Good question, one that any parent would ask.
Rose and other parents who criticized the spending plan are rightly suspicious. Schools on the South and West sides were slated to get fewer capital dollars in 2019 than North Side schools, according to a WBEZ report. The district also plans to spend money on new schools and annexes in North Side neighborhoods that aren’t overcrowded, WBEZ found.
Whether it’s textbooks or roof repairs, parents and activists have complained for decades that Chicago Public Schools spend disproportionately more money to keep schools in wealthier, whiter areas of the city in tip-top shape, while neglecting schools on the South and West sides that enroll mostly black and Latino children.
Why should our kids be last in line when their school’s roof is leaking, they’ve asked? The only correct answer is, they shouldn’t.
CPS hasn’t yet provided details on how it will spend $355 million of the $989 million in its capital budget.
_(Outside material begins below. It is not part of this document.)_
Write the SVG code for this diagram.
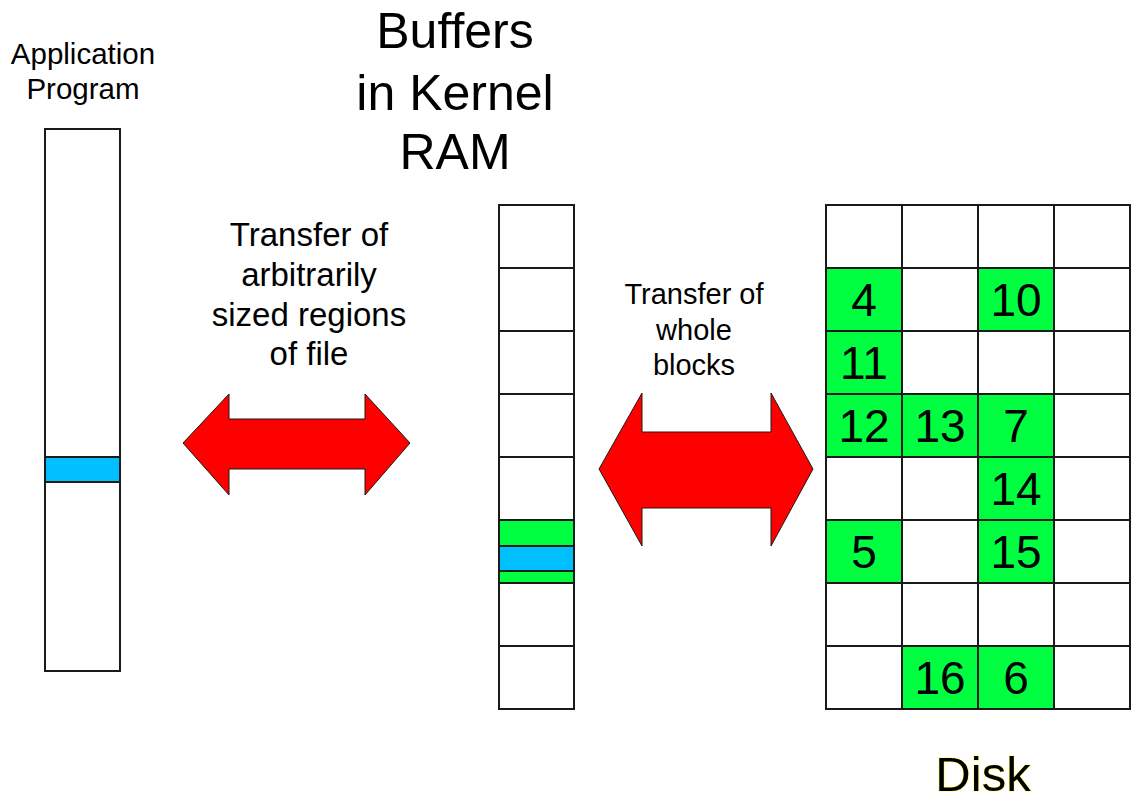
<svg xmlns="http://www.w3.org/2000/svg" width="1141" height="802" viewBox="0 0 1141 802">
<style>
.t{font-family:"Liberation Sans",Arial,sans-serif;fill:#000;text-anchor:middle}
.box{fill:#fff;stroke:#1a1a1a;stroke-width:2}
.g{fill:#00ff40;stroke:#1a1a1a;stroke-width:2}
.b{fill:#00bfff;stroke:#1a1a1a;stroke-width:2}
.arrow{fill:#ff0000;stroke:#1a1a1a;stroke-width:1}
.num{font-family:"Liberation Sans",Arial,sans-serif;font-size:46px;text-anchor:middle;fill:#000}
</style>
<rect width="1141" height="802" fill="#fff"/>
<g id="app">
<text class="t" font-size="29.5" x="83" y="64">Application</text>
<text class="t" font-size="29.5" x="83" y="99">Program</text>
<rect class="box" x="45" y="129" width="75" height="542"/>
<rect class="b" x="45" y="457" width="75" height="25"/>
</g>
<g id="buffers">
<text class="t" font-size="50" x="455" y="48">Buffers</text>
<text class="t" font-size="50" x="455" y="110">in Kernel</text>
<text class="t" font-size="50" x="455" y="169">RAM</text>
<rect class="box" x="499" y="205" width="75" height="63"/>
<rect class="box" x="499" y="268" width="75" height="63"/>
<rect class="box" x="499" y="331" width="75" height="63"/>
<rect class="box" x="499" y="394" width="75" height="63"/>
<rect class="box" x="499" y="457" width="75" height="63"/>
<rect class="g" x="499" y="520" width="75" height="63"/>
<rect class="b" x="499" y="546" width="75" height="25"/>
<rect class="box" x="499" y="583" width="75" height="63"/>
<rect class="box" x="499" y="646" width="75" height="63"/>
</g>
<g id="disk">
<g id="disk-cells">
<rect class="box" x="826" y="205" width="76" height="63"/>
<rect class="box" x="902" y="205" width="76" height="63"/>
<rect class="box" x="978" y="205" width="76" height="63"/>
<rect class="box" x="1054" y="205" width="76" height="63"/>
<rect class="g" x="826" y="268" width="76" height="63"/>
<rect class="box" x="902" y="268" width="76" height="63"/>
<rect class="g" x="978" y="268" width="76" height="63"/>
<rect class="box" x="1054" y="268" width="76" height="63"/>
<rect class="g" x="826" y="331" width="76" height="63"/>
<rect class="box" x="902" y="331" width="76" height="63"/>
<rect class="box" x="978" y="331" width="76" height="63"/>
<rect class="box" x="1054" y="331" width="76" height="63"/>
<rect class="g" x="826" y="394" width="76" height="63"/>
<rect class="g" x="902" y="394" width="76" height="63"/>
<rect class="g" x="978" y="394" width="76" height="63"/>
<rect class="box" x="1054" y="394" width="76" height="63"/>
<rect class="box" x="826" y="457" width="76" height="63"/>
<rect class="box" x="902" y="457" width="76" height="63"/>
<rect class="g" x="978" y="457" width="76" height="63"/>
<rect class="box" x="1054" y="457" width="76" height="63"/>
<rect class="g" x="826" y="520" width="76" height="63"/>
<rect class="box" x="902" y="520" width="76" height="63"/>
<rect class="g" x="978" y="520" width="76" height="63"/>
<rect class="box" x="1054" y="520" width="76" height="63"/>
<rect class="box" x="826" y="583" width="76" height="63"/>
<rect class="box" x="902" y="583" width="76" height="63"/>
<rect class="box" x="978" y="583" width="76" height="63"/>
<rect class="box" x="1054" y="583" width="76" height="63"/>
<rect class="box" x="826" y="646" width="76" height="63"/>
<rect class="g" x="902" y="646" width="76" height="63"/>
<rect class="g" x="978" y="646" width="76" height="63"/>
<rect class="box" x="1054" y="646" width="76" height="63"/>
</g>
<g id="disk-numbers">
<text class="num" x="864" y="316">4</text>
<text class="num" x="1016" y="316">10</text>
<text class="num" x="864" y="379">11</text>
<text class="num" x="864" y="442">12</text>
<text class="num" x="940" y="442">13</text>
<text class="num" x="1016" y="442">7</text>
<text class="num" x="1016" y="505">14</text>
<text class="num" x="864" y="568">5</text>
<text class="num" x="1016" y="568">15</text>
<text class="num" x="940" y="694">16</text>
<text class="num" x="1016" y="694">6</text>
</g>
<text class="t" font-size="49" x="983" y="791" stroke="#ffff00" stroke-opacity="0.6" stroke-width="1.2" paint-order="stroke">Disk</text>
</g>
<g id="connectors">
<polygon class="arrow" points="183,443 229,394 229,419 365,419 365,394 410,443 365,495 365,469 229,469 229,495"/>
<polygon class="arrow" points="599,469 642,393 642,432 771,432 771,393 813,469 771,546 771,508 642,508 642,546"/>
<text class="t" font-size="33" x="309" y="246">Transfer of</text>
<text class="t" font-size="33" x="309" y="286">arbitrarily</text>
<text class="t" font-size="33" x="309" y="326">sized regions</text>
<text class="t" font-size="33" x="309" y="365">of file</text>
<text class="t" font-size="29" x="694" y="304">Transfer of</text>
<text class="t" font-size="29" x="694" y="340">whole</text>
<text class="t" font-size="29" x="694" y="375">blocks</text>
</g>
</svg>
So Crane could still get its boiler fixed in time for another Chicago winter. Meanwhile, schools need far more repairs — $3 billion’s worth, in fact — than CPS can afford.
CEO Janice Jackson, speaking at the City Club recently, vowed that the equity office will eliminate inequality, across the board. Capital spending, for next year and beyond, is a good place to start. Just like every child deserves a good teacher and up-to-date textbooks, he or she needs a school with clean classrooms and a functional boiler.
Eliminating inequality won’t be easy.
But as Jackson said, “Equity is a moral imperative.”